The first example of spontaneous self‐assembly of ionic octahedral Ir(III) complexes containing carboxylates counterions into luminescent ordered aqueous gel phases is reported. The gel phases formed at 2.5% w/w (“Ir‐Ci”:H20) are investigated by POM, 1H and 2H NMR and UV–vis spectroscopies, whereas a detailed structural analysis by WAXS, SAXS, and SANS experiments is performed for the acetate complex, in both anisotropic gel and isotropic phases. This comprehensive investigation shows that the complex with the shortest carboxylate self‐assembles into double string polyelectrolyte‐type supramolecular columns surrounded by the counterions, at low concentrations in the isotropic solution (1.0% w/w).

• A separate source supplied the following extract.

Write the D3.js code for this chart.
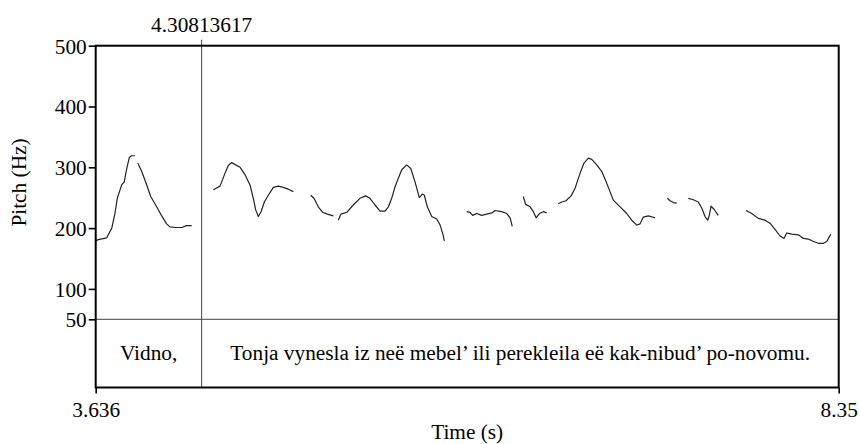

Upon increasing concentration, these supramolecular columns grow one‐dimensionally, and eventually gelation occurs and birefringent textures begin to be observed by POM, resembling the textures developed by chromonic systems. The gelation occurs with the close packing of the supramolecular columns sheathed in their solvation shell into a 2D rectangular lattice. Furthermore, a significant enhancement of the luminescence quantum yield is observed for all the complexes in the gel phases with respect to the isolated molecule. The first examples of ionic octahedral Ir(III) complexes that spontaneously self‐assemble into luminescent low‐concentration ordered aqueous gel phases are described. A structural model is proposed, consisting of double string polyelectrolyte‐type supramolecular columns packed into a 2D rectangular lattice. A significant enhancement of the luminescence quantum yield is induced in the gel phases with respect to the isolated molecule.